Pope Paul VI once wrote, “Modern man listens more willingly to witnesses than to teachers, and if he does listen to teachers, it is because they are witnesses.”

Both witness and teacher, Rabbi Jack Bemporad, founded the Russell Berrie Fellowship at the John Paul II Center for Interreligious Dialogue back in 2008. In addition to teaching the Fellows and other students in the subjects of Judaism and interreligious dialogue at the Pontifical University of Saint Thomas Aquinas, Rabbi Bemporad also shares with them his heartbreaking experience fleeing Nazi-occupied Italy in the late 1930s as a young Jewish boy.

Rabbi Bemporad fled his home country of Italy in 1938, following the publication of the Fascist document, in which leading Italian academics and scientists contributed to a report that Italians were descendants of the Aryan race. The document was the basis for subsequent Italian racial laws against Jewish citizens implemented in October 1938.

“We left almost immediately after that because the Jews had no rights,” said Rabbi Bemporad. “I was kicked out of school – they told me you couldn’t go to school because you are Jewish.”

Bemporad escaped the fate of thousands of Italian Jews, who died in Nazi camps. He would later enter the Rabbinate, inspired by a feeling that he had to do something for the survival of the Jewish people.

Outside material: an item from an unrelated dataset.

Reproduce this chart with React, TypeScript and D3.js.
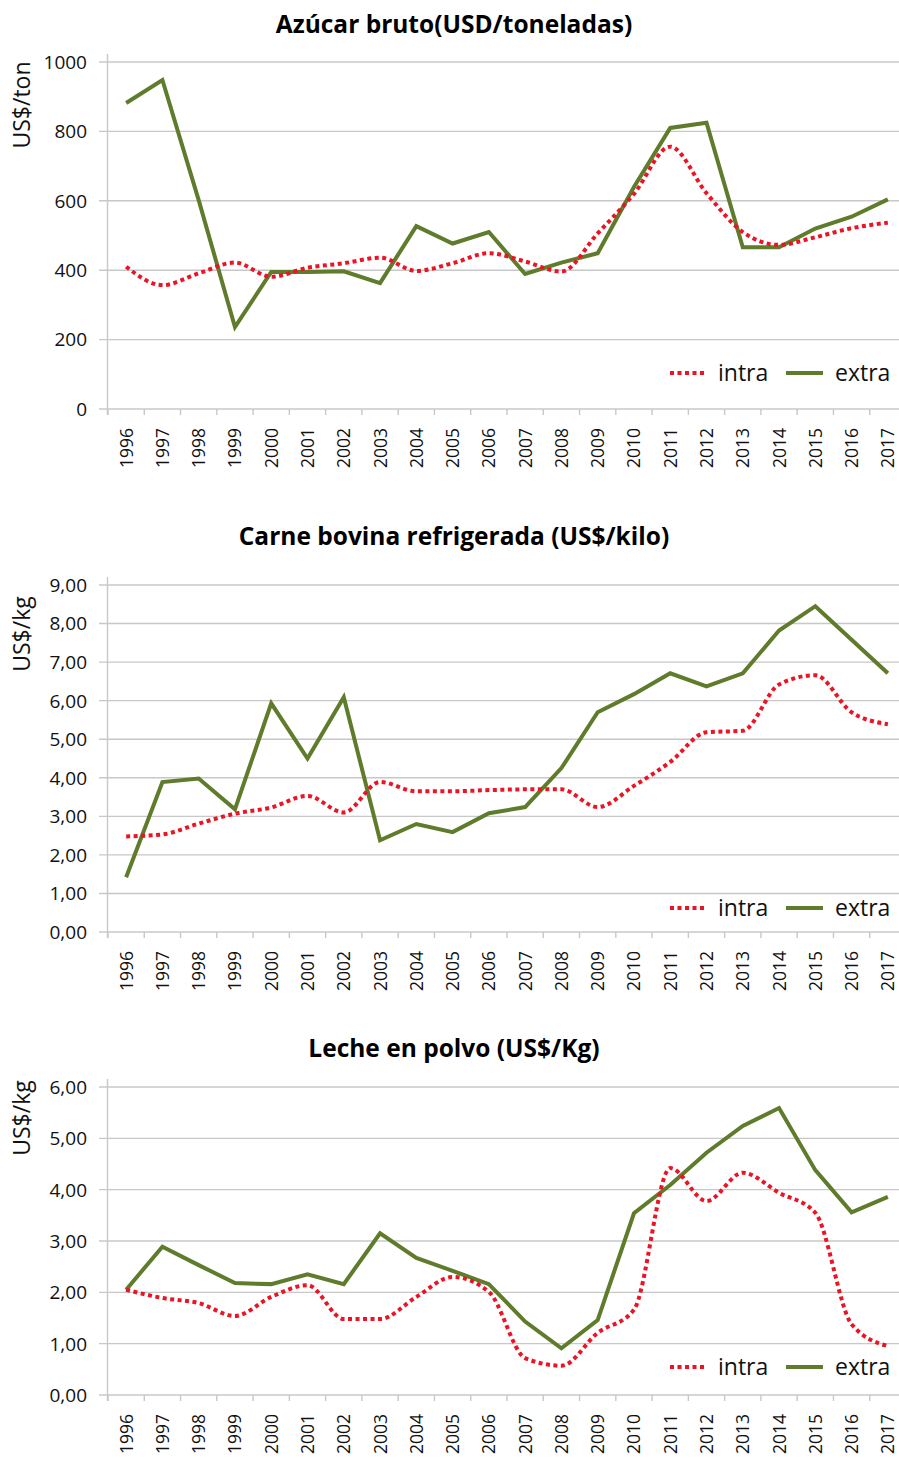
import React from "react";
import * as d3 from "d3";

const years = ["1996","1997","1998","1999","2000","2001","2002","2003","2004","2005","2006","2007","2008","2009","2010","2011","2012","2013","2014","2015","2016","2017"];

const azucarIntra = [410, 357, 391, 422, 381, 407, 420, 436, 398, 420, 449, 425, 396, 506, 620, 756, 622, 510, 473, 495, 521, 537];
const azucarExtra = [882, 948, 602, 236, 395, 395, 397, 363, 527, 477, 510, 389, 422, 449, 640, 810, 825, 466, 466, 520, 554, 604];
const azucarTicks = [0, 200, 400, 600, 800, 1000];

const carneIntra = [2.48, 2.53, 2.81, 3.07, 3.23, 3.53, 3.10, 3.89, 3.65, 3.65, 3.68, 3.70, 3.70, 3.24, 3.79, 4.41, 5.18, 5.22, 6.42, 6.66, 5.70, 5.39];
const carneExtra = [1.42, 3.89, 3.98, 3.18, 5.93, 4.50, 6.09, 2.38, 2.80, 2.59, 3.08, 3.24, 4.25, 5.70, 6.17, 6.71, 6.37, 6.71, 7.82, 8.45, 7.58, 6.71];
const carneTicks = [0, 1, 2, 3, 4, 5, 6, 7, 8, 9];

const lecheIntra = [2.05, 1.89, 1.79, 1.54, 1.91, 2.14, 1.48, 1.48, 1.91, 2.30, 2.01, 0.72, 0.57, 1.21, 1.66, 4.42, 3.78, 4.33, 3.94, 3.55, 1.38, 0.95];
const lecheExtra = [2.05, 2.89, 2.53, 2.18, 2.16, 2.35, 2.16, 3.15, 2.67, 2.42, 2.16, 1.43, 0.91, 1.46, 3.54, 4.09, 4.72, 5.24, 5.59, 4.38, 3.56, 3.86];
const lecheTicks = [0, 1, 2, 3, 4, 5, 6];

const seriesNames = ["intra", "extra"];

const locale = d3.formatLocale({ decimal: ",", thousands: ".", grouping: [3], currency: ["$", ""] });
const fmt2 = locale.format(".2f");
const fmtInt = (v: number) => String(v);

const FONT = "'Open Sans', 'Noto Sans', sans-serif";
const RED = "#ec1424";
const GREEN = "#5f7b2c";
const GRID = "#c8c8c8";

type ChartCfg = {
  title: string;
  yLabel: string;
  ticks: number[];
  fmt: (v: number) => string;
  intra: number[];
  extra: number[];
  yTop: number;
  yBottom: number;
  titleY: number;
  legendY: number;
  yLabelCenter: number;
};

const charts: ChartCfg[] = [
  { title: "Azúcar bruto(USD/toneladas)", yLabel: "US$/ton", ticks: azucarTicks, fmt: fmtInt, intra: azucarIntra, extra: azucarExtra, yTop: 62, yBottom: 409, titleY: 33, legendY: 373, yLabelCenter: 105 },
  { title: "Carne bovina refrigerada (US$/kilo)", yLabel: "US$/kg", ticks: carneTicks, fmt: fmt2, intra: carneIntra, extra: carneExtra, yTop: 585, yBottom: 932, titleY: 545, legendY: 908, yLabelCenter: 634 },
  { title: "Leche en polvo (US$/Kg)", yLabel: "US$/kg", ticks: lecheTicks, fmt: fmt2, intra: lecheIntra, extra: lecheExtra, yTop: 1087, yBottom: 1395, titleY: 1057, legendY: 1367, yLabelCenter: 1118 },
];

const X0 = 108;
const X1 = 906;

function Chart({ cfg }: { cfg: ChartCfg }) {
  const x = d3.scaleBand<string>().domain(years).range([X0, X1]).paddingInner(0).paddingOuter(0);
  const maxT = cfg.ticks[cfg.ticks.length - 1];
  const y = d3.scaleLinear().domain([0, maxT]).range([cfg.yBottom, cfg.yTop]);
  const cx = (i: number) => (x(years[i]) as number) + x.bandwidth() / 2;
  const lineStraight = d3.line<number>().x((_, i) => cx(i)).y((v) => y(v));
  const lineSmooth = d3.line<number>().x((_, i) => cx(i)).y((v) => y(v)).curve(d3.curveMonotoneX);
  const bw = x.bandwidth();
  const boundaries = d3.range(years.length + 1).map((i) => X0 + i * bw);

  return (
    <g>
      <text x={454} y={cfg.titleY} textAnchor="middle" fontFamily={FONT} fontWeight={700} fontSize={24.5} fill="#000">
        {cfg.title}
      </text>
      {cfg.ticks.map((t) => (
        <g key={t}>
          <line x1={99} x2={X1} y1={y(t)} y2={y(t)} stroke={GRID} strokeWidth={1.4} />
          <text x={87} y={y(t)} dy="0.36em" textAnchor="end" fontFamily={FONT} fontSize={19} fill="#111">
            {cfg.fmt(t)}
          </text>
        </g>
      ))}
      <line x1={X0 - 0.5} x2={X0 - 0.5} y1={cfg.yTop - 8} y2={cfg.yBottom + 6} stroke={GRID} strokeWidth={1.4} />
      {boundaries.map((bx, i) => (
        <line key={i} x1={bx} x2={bx} y1={cfg.yBottom} y2={cfg.yBottom + 6} stroke={GRID} strokeWidth={1.4} />
      ))}
      {years.map((yr, i) => (
        <text key={yr} transform={`translate(${cx(i) + 6.5},${cfg.yBottom + 19}) rotate(-90)`} textAnchor="end" fontFamily={FONT} fontSize={17.5} fill="#111">
          {yr}
        </text>
      ))}
      <text transform={`translate(30,${cfg.yLabelCenter}) rotate(-90)`} textAnchor="middle" fontFamily={FONT} fontSize={23} fill="#111">
        {cfg.yLabel}
      </text>
      <path d={lineStraight(cfg.extra) || ""} fill="none" stroke={GREEN} strokeWidth={4} strokeLinejoin="miter" />
      <path d={lineSmooth(cfg.intra) || ""} fill="none" stroke={RED} strokeWidth={4} strokeDasharray="4 3.5" />
      <g>
        <line x1={670} x2={707} y1={cfg.legendY} y2={cfg.legendY} stroke={RED} strokeWidth={4} strokeDasharray="4 3.5" />
        <text x={718} y={cfg.legendY} dy="0.34em" fontFamily={FONT} fontSize={23} fill="#111">{seriesNames[0]}</text>
        <line x1={786} x2={823} y1={cfg.legendY} y2={cfg.legendY} stroke={GREEN} strokeWidth={4} />
        <text x={835} y={cfg.legendY} dy="0.34em" fontFamily={FONT} fontSize={23} fill="#111">{seriesNames[1]}</text>
      </g>
    </g>
  );
}

export default function App() {
  return (
    <svg width={899} height={1458} viewBox="0 0 899 1458" style={{ position: "absolute", left: 0, top: 0, background: "#fff" }}>
      <rect width={899} height={1458} fill="#fff" />
      {charts.map((c, i) => (
        <Chart key={i} cfg={c} />
      ))}
    </svg>
  );
}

A.J. Boyd heard Rabbi Bemporad’s testimony about the tragic events of his childhood seventy years after they occurred, in 2011.

“It is a fascinating juxtaposition, for someone with a lifetime of experience and study to reflect on events that are among their earliest memories. It is always good to know someone’s personal motivations for their vocation and work,” said Boyd.

Rabbi Bemporad has dedicated his career to improving relations between believers of different religions, especially Jewish and Christian believers. He has been teaching at Pontifical Universities since 1998 and the Russell Berrie Fellowship grew out of his scholarship, inspiration and commitment.

Rabbi Bemporad said that the Yad Vashem visit opens Russell Berrie Fellows’ eyes to the question: How could society and science be organized with the sole purpose of killing Jews?

“The Holocaust shows us the full consequences of barbarism. Why do we organize a society that allows this to happen? How did we allow Hitler to be produced?” he asked.

Bernadette McGonigle from Ireland (Cohort XII) said Yad Vashem “takes you on a journey showing the slow but stealthy rise of anti-Semitism throughout Germany and Europe, dispossessing people of their rights and their property and isolating them from the general population – purely on the basis of being Jewish.”

“Those who survived, like Rabbi Jack Bemporad, are determined to educate the world about the dangers of allowing the slow, but steady, display of anti-Semitism to remain unchallenged,” she added.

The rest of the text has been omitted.